Mum's the Word

I really shouldn't post late at night, crazy things happen late at night. There is not much to say, because I'm not sure what to say. I find that keeping your mouth shut has it's perks and it's major downfalls. I mean, I am pretty good at being quiet and letting people mess things up on their own. Have you ever been the witness to a conversation that is slowly but surely going to the gutter? I have many-a-times, and while I enjoy awkward people, awkward situations are a completely different thing. What do you say? Do you crack a joke? I mean, you could do a multiple amount of things but only one thing will work and the others have that very high chance of being offensive.

I talked to my mom tonight for a good hour and a half about everything that is going on in my life right now. How things aren't turning out the way I had them planned, and how I hate going to college. I guess I should have realized I wasn't a college girl when after four years of planning and primping that I almost had a mental breakdown. Really. I did... Anyways, what she was telling me is that I need to be happy for myself, do what makes me happy, then others will be happy in return. Something I have probably known, but never considered. All through high school it was about making others happy.

It was about making friends feel wanted, when they felt like they were excluded. It was about making sure that I checked all my bases and always constantly looking over my shoulder making sure no one was mad at me. Then it came to be about Frank and what he needed, how he felt. If he wasn't happy, I wasn't happy because that meant that I wasn't doing my job. I didn't know what was wrong with me. Why couldn't I just MAKE this one person (who meant everything) happy? I must of been a defect. Or so I thought.

Then one day I stopped being friends with people that had me on tip-toe. I ruined 3 year or 4 year friendships in a matter of weeks and I was done. I still am done. I can't handle the drama, or the woe is me stuff. I couldn't make those people happy and I realized that, they had to do it on their own, and I had to get out while they did it. Mainly because I was about to self combust. Still, after doing this, ruining friendships but saving myself. I wasn't as happy as I could be. Or I was happy for a while, then not, then yes, then no. It was a huge circle of crazy-ness.

I know what I want to do with my life, who I want to be. I want to be a Mom. That's all. It's just figuring out what to do until then that is the problem. It's figuring out who to endear myself to, who to make efforts with and who to not.

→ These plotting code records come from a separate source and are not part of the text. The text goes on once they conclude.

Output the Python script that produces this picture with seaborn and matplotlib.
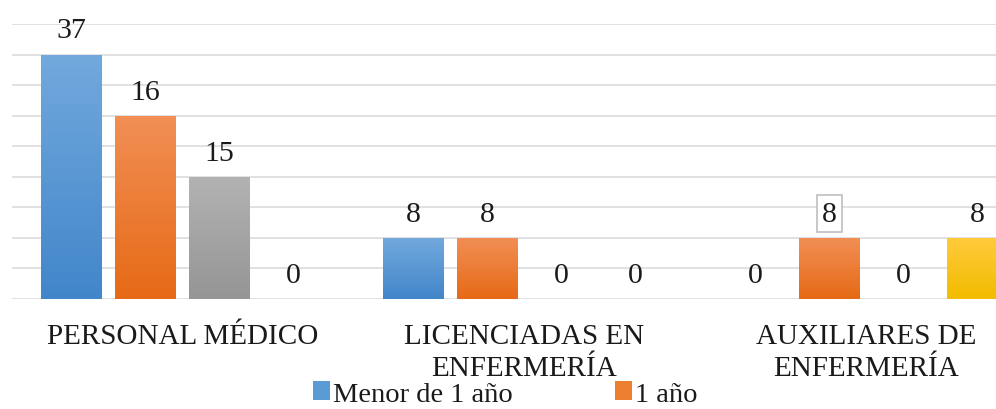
import numpy as np
import pandas as pd
import matplotlib
matplotlib.use("Agg")
import matplotlib.pyplot as plt
import matplotlib.colors as mcolors
from matplotlib.patches import Patch
import seaborn as sns

# ---- data ----
categories = ["PERSONAL MÉDICO", "LICENCIADAS EN\nENFERMERÍA", "AUXILIARES DE\nENFERMERÍA"]
series = ["Menor de 1 año", "1 año", "2 años", "3 años"]
# drawn bar heights (in grid units, as they appear on the chart)
heights_menor = [8, 2, 0]
heights_1 = [6, 2, 2]
heights_2 = [4, 0, 0]
heights_3 = [0, 0, 2]
# data labels printed above the bars
labels_menor = [37, 8, 0]
labels_1 = [16, 8, 8]
labels_2 = [15, 0, 0]
labels_3 = [0, 0, 8]
legend_series = ["Menor de 1 año", "1 año"]

heights = [heights_menor, heights_1, heights_2, heights_3]
labels = [labels_menor, labels_1, labels_2, labels_3]

rows = []
for s, hs in zip(series, heights):
    for c, h in zip(categories, hs):
        rows.append({"cat": c, "serie": s, "h": h})
df = pd.DataFrame(rows)

colors = ["#5B9BD5", "#ED7D31", "#A5A5A5", "#FFC000"]
grad_top = ["#72A9DD", "#F18F55", "#B3B3B3", "#FFCB3C"]
grad_bot = ["#4286CA", "#E66A16", "#959595", "#F2BC00"]

sns.set_theme(style="white")
plt.rcParams["font.family"] = ["Liberation Serif", "DejaVu Serif"]

W, H = 996, 410
fig = plt.figure(figsize=(W / 100, H / 100), dpi=100)
ax_left = 11.5 / W
ax_w = 1026 / W
ax_bottom = 1 - 300 / H
ax_h = 275 / H
ax = fig.add_axes([ax_left, ax_bottom, ax_w, ax_h])

sns.barplot(data=df, x="cat", y="h", hue="serie", order=categories,
            hue_order=series, palette=colors, width=0.8655, gap=0.176,
            legend=False, ax=ax, saturation=1, linewidth=0, zorder=3)

ax.set_xlim(-0.5, 2.5)
ax.set_ylim(0, 9)
ax.set_yticks(np.arange(0, 10))
ax.yaxis.grid(True, color="#D9D9D9", linewidth=1.1, zorder=0)
ax.set_axisbelow(True)
ax.tick_params(axis="y", left=False, labelleft=False)
ax.tick_params(axis="x", bottom=False, pad=11)
for sp in ax.spines.values():
    sp.set_visible(False)
ax.set_xlabel("")
ax.set_ylabel("")
ax.set_xticks(range(len(categories)))
ax.set_xticklabels(categories, fontsize=21, color="#1a1a1a", linespacing=1.33)

# gradients on bars
for i, cont in enumerate(ax.containers):
    cmap = mcolors.LinearSegmentedColormap.from_list("g", [grad_bot[i], grad_top[i]])
    for j, bar in enumerate(cont):
        x0 = bar.get_x()
        w = bar.get_width()
        h = bar.get_height()
        if h > 0:
            grad = np.linspace(0, 1, 100).reshape(-1, 1)
            im = ax.imshow(grad, cmap=cmap, origin="lower", aspect="auto",
                           extent=[x0, x0 + w, 0, h], zorder=4)
            im.set_clip_path(bar)
        txt = str(labels[i][j])
        kw = {}
        if i == 1 and j == 2:
            kw["bbox"] = dict(boxstyle="square,pad=0.18", facecolor="white",
                              edgecolor="#BFBFBF", linewidth=1.2)
        ax.annotate(txt, (x0 + w / 2, h), xytext=(0, 12.3), textcoords="offset points",
                    ha="center", va="baseline", fontsize=21.5, color="#1a1a1a",
                    annotation_clip=False, zorder=6, **kw)
ax.set_xlim(-0.5, 2.5)
ax.set_ylim(0, 9)

handles = [Patch(facecolor=colors[series.index(s)], edgecolor="none") for s in legend_series]
fig.legend(handles, legend_series, loc="center", bbox_to_anchor=(505.5 / W, 1 - 395 / H),
           ncol=2, frameon=False, fontsize=20.5, handlelength=0.6, handleheight=0.6,
           handletextpad=0.1, columnspacing=3.6, borderpad=0, labelcolor="#1a1a1a")

fig.savefig("out.png", dpi=100)
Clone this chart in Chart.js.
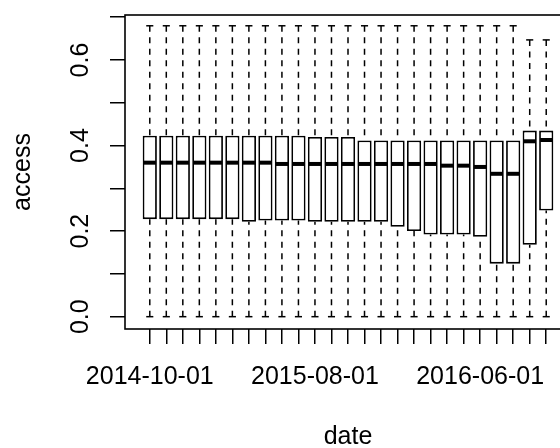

Making friends is hard, because you want to impress you want to be someones smile on their face. When in reality, you should be your own smile. I'm not sure what to do next, and I guess that is where I have to start.
What next?
What tomorrow?

Comments

  1. I like this.
    Amen.
    You know how on airplanes they tell mothers to put their own gas masks on first, then their childs?
    It's the same in life.
    How the heck are you supposed to help other people be happy and mentally healthy if you're not happy and mentally healthy yourself?
    (Not that I'm casting aspirations on your sanity, that's just an example.)